General News of Wednesday, 12 February 2014
Source: The Public Agenda
The Institute for Fiscal Policy (IFP) of the Integrated Social Development Centre (ISODEC) has blamed successive governments for their failure to develop and implement a housing policy that will facilitate citizens' access to affordable housing.
Citing Ghana's first president, the late Dr Kwame Nkrumah, and former head of state, the late Gen. Ignatius Kutu Acheampong as the only visionary leaders of the post-independence era to have consciously pursued housing policies that led to many ordinary Ghanaians owning houses in Tema, Teshie-Nungua, Dansoman, Sunyani, Bolga and several other cities, the policy think tank argued that housing is a fundamental human right under the United Nations Economic, Social and Cultural Rights framework and that governments are under obligation to either provide or facilitate access to decent and affordable housing for their citizens.
The Universal Declaration on Human Rights recognises a number of economic, social and cultural rights, and the International Covenant on Economic, Social and Cultural Rights (ICESCR) provides the legal framework for the exercise of these rights.
Economic, social and cultural rights cover the right to education, right to housing, right to adequate standard of living, right to health and the right to a cultural identity. United Nations (UN) member states have a legal obligation to respect, protect and fulfill economic, social and cultural rights and are expected to take "progressive action" towards their achievement.
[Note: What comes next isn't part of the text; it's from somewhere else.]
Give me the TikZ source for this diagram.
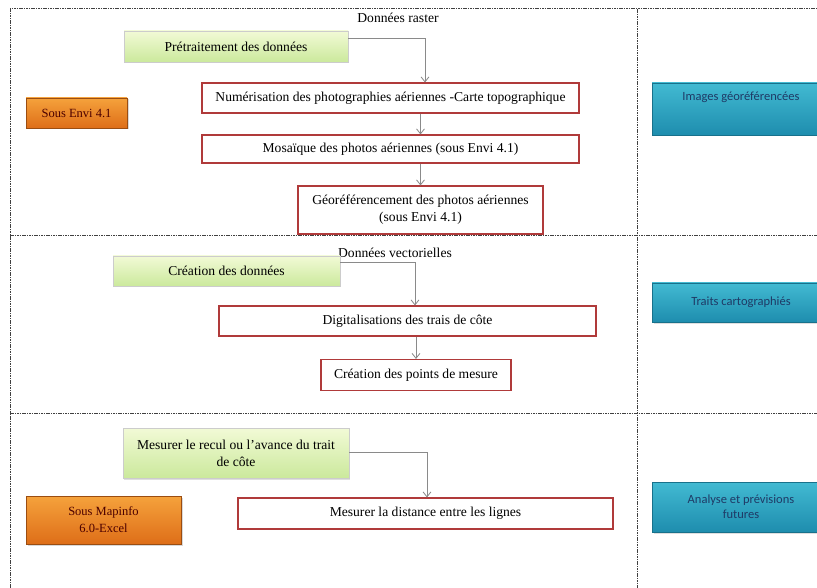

Commenting on the recent demolition exercise carried out by the Tema Development Corporation (TDC) at Adjei-Kojo in an exclusive interview with the Public Agenda, Mrs Philomena Johnson, Coordinator of the Institute noted that, shelter is an essential need of humanity and therefore access to it has to be thought-through and facilitated by way of policy.
The policy, she observed should either provide the houses or create the enabling environment for the citizens to acquire them.
She suggested that the housing deficit that confronts the country is as a result of what she describes as a policy vacuum, and that demolition exercises such as undertaken by the TDC, do not only worsen the housing situation but flies in the face of Ghana's obligations under UN protocols on the right to shelter.
“Because Government has not created the opportunity for the people to access decent and affordable housing, they look out for places to settle out of desperation,” she said, adding that “housing needs have not been fully met and society therefore tends to look at how best they can survive.”
Mrs Johnson advised that the development of a future housing policy must be approached in a participatory manner, and must find a role for local private companies rather than giving sovereign guarantees to multinational foreign companies whose houses can only be afforded by the rich in the society.
The proposed policy, according to the policy think tank, should also revise downward and streamline fees charged by local authorities in respect of building permits, as the high costs associated with the acquisition of these permits have been blamed for the non-compliance of developers with the requirement.
This view confirms the findings of investigations carried out by the Public Agenda which revealed that in the Adenta Municipality, fees charged for building permits range between GHC3,000 and GHC4,500 while those charged by the Tema Metropolitan Assembly range between GHC4,000 and GHC6,000.
According to the Paper's investigations, the high fees constituted a huge disincentive for the acquisition of the necessary permit to build. Developers will rather spend these amounts in procuring cement and building blocks to begin their projects rather than’ lock up’ the monies in a piece of paper that adds little to their quest to provide shelter for themselves and their families.
Mr Ernest Tay Awoosah, also of ISODEC, suggested that the cumbersome processes and the frustration associated with land acquisition to a large extent discouraged people from going through due processes to document their lands.
Commenting on the housing deficit, he said lack of continuity in building projects by successive governments has contributed greatly to the problem.
“There are so many uncompleted houses started by a government, and abandoned by the next government. “Partisan politics in the conceptualisation and execution of projects has contributed to the problems,” he stressed.
He proposed that the Government should consider as part of a national housing policy, a framework for regulating the mortgage sector, with a view to keeping interest rates within reasonable limits. The high interest rates, he said, compel people to mobilise their own resources to put up their own houses.
Meanwhile, President John Dramani Mahama has promised that his government would initiate a pilot scheme to combine social housing with improved sanitation and water supply. This will particularly concentrate on the dense urban slums where the phenomenon of safe sanitation and waste disposal are very weak.
President Mahama made the declaration when he delivered the State of the Nation address in Parliament last year. He said government would be working to consolidate the various strategies being implemented to bridge the huge housing deficit, adding that the strategies which were in themselves opportunities for public-private partnership arrangements, would include the construction of low cost units for lower income groups, rural and social housing for the very poor and mortgage facilities for those who could afford.
These pledges, according to the IFP, ought to form the foundation of a coherent national policy on housing, which depending on how inclusive and participatory its formulation process assumes, will transcend political regimes.